Heck, everything I do year-round, requires more time and effort in the dead of winter, than it does in the moderate temperatures and lack of snow in the summer, and I am not even speaking of things I would need to do in order to survive without a vehicle to get to the supermarket, or without electricity and natural gas delivered to my home so that I don't have to gather firewood or to melt snow for water.
>Regardless, nobody here has *ever* spent much time and effort on >simply survival. Life isn't that difficult. Catch yourself a >whale every spring... and you have food, fuel and building >materials. Catch a couple caribou and you have everything it >takes to stay warm. Yes, and you _do_ have to have a shelter that keeps the elements at bay, and the time and effort required to build and maintain that shelter is significantly more than those in temperate or moderate tropical climates. If you can get by with an unheated, open-walled shelter, you need very little time and effort to provide yourself with it.
>Spend the rest of the year doing whatever you please. Without, of course, neglecting the cutting up of the fuel and food (without benefit of the "thaw' button on the microwave, of course), the maintenance of the shelter and your clothing, so that you don't end up with hypothermia, all of which is more difficult and time-consuming than the minimal requirements of someone living in, say, the backwoods of Florida.

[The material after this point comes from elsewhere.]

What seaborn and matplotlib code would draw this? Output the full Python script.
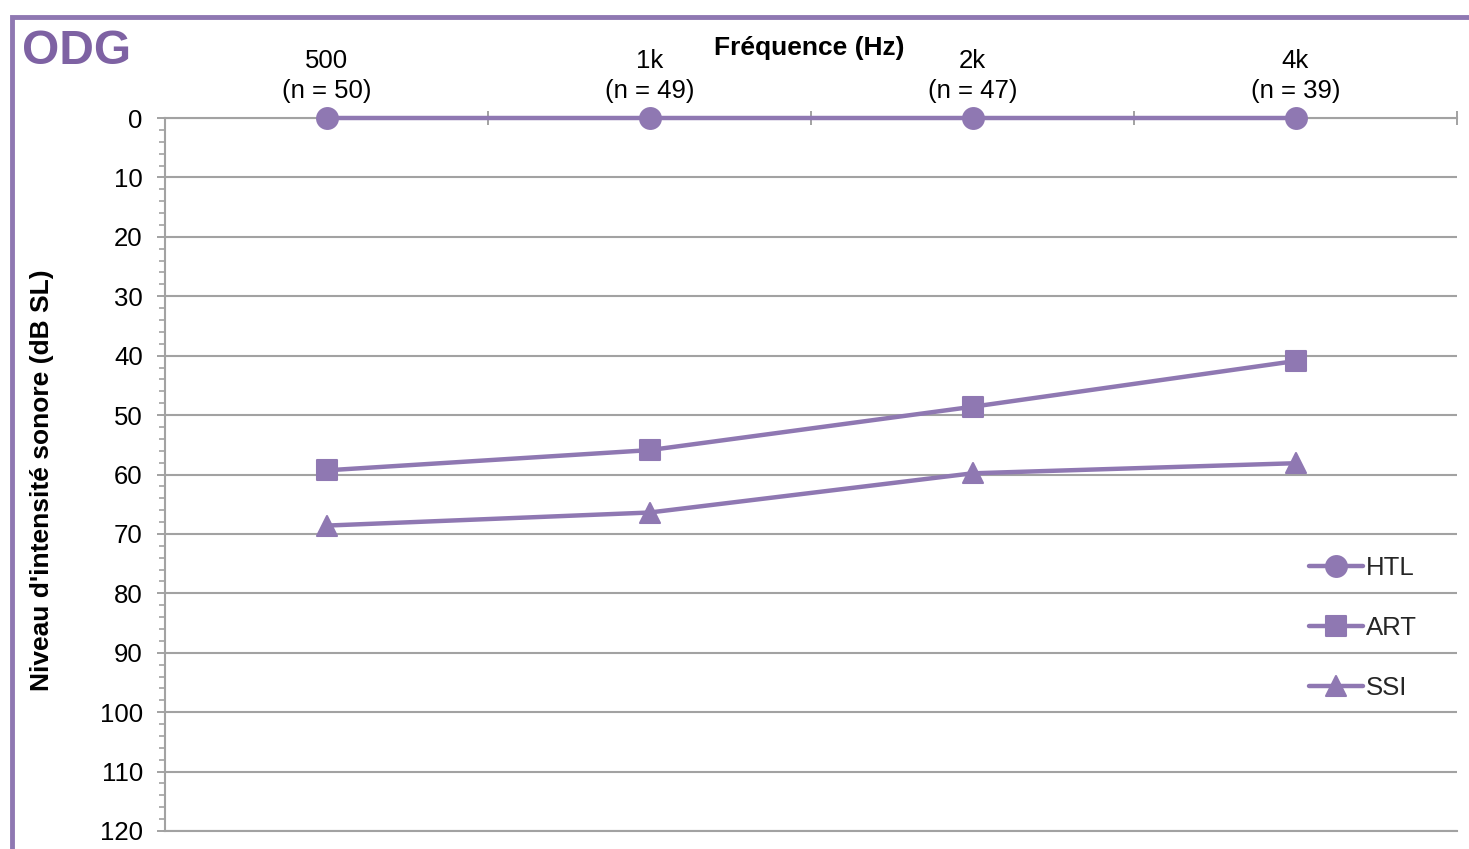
import matplotlib
matplotlib.use("Agg")
import matplotlib.pyplot as plt
from matplotlib.lines import Line2D
from matplotlib.markers import MarkerStyle
from matplotlib.ticker import MultipleLocator
import pandas as pd
import seaborn as sns

# Audiometric data per test frequency
frequencies = ["500", "1k", "2k", "4k"]
counts = [50, 49, 47, 39]
htl = [0, 0, 0, 0]
art = [59.3, 55.9, 48.6, 40.9]
ssi = [68.6, 66.4, 59.8, 58.1]
series_names = ["HTL", "ART", "SSI"]
y_ticks = list(range(0, 121, 10))

sns.set_theme(style="white")
plt.rcParams["font.family"] = ["Liberation Sans", "DejaVu Sans"]

purple = "#8F78B2"
title_purple = "#7E62A3"
grey = "#A2A2A2"
fs = 18.5

W, H = 1469, 849
fig = plt.figure(figsize=(W / 100, H / 100), dpi=100)
ax = fig.add_axes([165 / W, 1 - 831 / H, (1457 - 165) / W, (831 - 118) / H])

positions = list(range(len(frequencies)))
df = pd.DataFrame({
    "position": positions * len(series_names),
    "niveau": htl + art + ssi,
    "serie": [s for s in series_names for _ in frequencies],
})
marker_shapes = {"HTL": "o", "ART": "s", "SSI": "^"}

for name in series_names:
    sns.lineplot(
        data=df[df["serie"] == name], x="position", y="niveau",
        marker=MarkerStyle(marker_shapes[name], joinstyle="round"),
        color=purple, linewidth=3.2, markersize=15, markeredgewidth=1.5,
        markeredgecolor=purple, label=name, errorbar=None, legend=False,
        clip_on=False, zorder=4, ax=ax,
    )

# Axes: frequencies on top, level increasing downwards
ax.set_xlim(-0.5, len(frequencies) - 0.5)
ax.set_ylim(120, 0)
ax.xaxis.tick_top()
ax.set_xticks(positions, labels=[f"{f}\n(n = {n})" for f, n in zip(frequencies, counts)])
ax.set_xticks([p + 0.5 for p in positions], minor=True)
ax.tick_params(axis="x", which="major", length=0, pad=11, labelsize=fs, labelcolor="black")
ax.tick_params(axis="x", which="minor", direction="inout", length=10, width=1.4,
               color=grey, top=True, bottom=False)
for lbl in ax.get_xticklabels():
    lbl.set_linespacing(1.3)

ax.set_yticks(y_ticks)
ax.yaxis.set_minor_locator(MultipleLocator(2))
ax.tick_params(axis="y", which="major", direction="out", length=6, width=1.4,
               color=grey, left=True, pad=10, labelsize=fs, labelcolor="black")
ax.tick_params(axis="y", which="minor", direction="out", length=4, width=1.2,
               color=grey, left=True)

ax.yaxis.grid(True, which="major", color=grey, linewidth=1.5, zorder=0)
ax.xaxis.grid(False)
for side in ["left", "top", "bottom"]:
    ax.spines[side].set_color(grey)
    ax.spines[side].set_linewidth(1.5)
ax.spines["right"].set_visible(False)
ax.set_xlabel("")
ax.set_ylabel("")

ax.legend(loc="upper left", bbox_to_anchor=(0.8855, 0.386), frameon=False,
          borderpad=0, borderaxespad=0, handlelength=2.1, handletextpad=0.12,
          labelspacing=1.4, fontsize=fs, numpoints=1)

fig.text(809 / W, 1 - 48 / H, "Fréquence (Hz)", ha="center", va="center",
         fontsize=19, fontweight="bold", color="black")
fig.text(42 / W, 1 - 480 / H, "Niveau d'intensité sonore (dB SL)", rotation=90,
         ha="center", va="center", fontsize=19, fontweight="bold", color="black")
fig.text(22 / W, 1 - 52 / H, "ODG", ha="left", va="center",
         fontsize=34.5, fontweight="bold", color=title_purple)

# Panel frame along the top and left edges
fig.add_artist(Line2D([1.0, 11.5 / W, 11.5 / W], [1 - 17 / H, 1 - 17 / H, 0.0],
                      transform=fig.transFigure, color=purple, linewidth=3.5,
                      solid_joinstyle="miter"))

fig.savefig("out.png", dpi=100)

>I don't think Hawaii is actually much different, but they do >have to spend more time through out the year collecting food. Yes, they do have to spend time throughout the year collecting food, but how much easier is it to pick up a coconut, or pick a papaya, or catch a few fish, than it is for people in extreme conditions to feed themselves. The Hawaiian does not have to hack away at a frozen chunk of food in order to eat.
Robert Bannister - 08 Jan 2007 22:24 GMT > Yes, they do have to spend time throughout the year collecting food, > but how much easier is it to pick up a coconut, or pick a papaya, or > catch a few fish, than it is for people in extreme conditions to feed > themselves. The Hawaiian does not have to hack away at a frozen chunk > of food in order to eat. I do wonder about just how easy it is for people living in tropical or subtropical "paradise". To some extent, it must depend on population: it won't be quite so easy to find your fruit or fish if there are too many other people looking for them.
Certainly, in other regions, including our much-prized temperate zones, the majority of people spent most of their waking hours working very hard to keep alive. This seems to have applied equally to hunter/gatherers as to agricultural societies, although it seems it was often the women who did the bulk of the work. True, there were a few chiefs and priests who had slaves or servants to do that for them, although I doubt whether even they lounged around Hollywood-style for hours. For the majority of people, this held true until the early 1900s.
 Signature Rob Bannister
Oleg Lego - 09 Jan 2007 04:05 GMT The Robert Bannister entity posted thusly:
>> Yes, they do have to spend time throughout the year collecting food, >> but how much easier is it to pick up a coconut, or pick a papaya, or [quoted text clipped - 10 lines] >the majority of people spent most of their waking hours working very >hard to keep alive. An easy way to look at it is to figure out what you make per unit time, and what you spend on basic survival necessities. The percentage will tell you how much time and effort you put in to just survival.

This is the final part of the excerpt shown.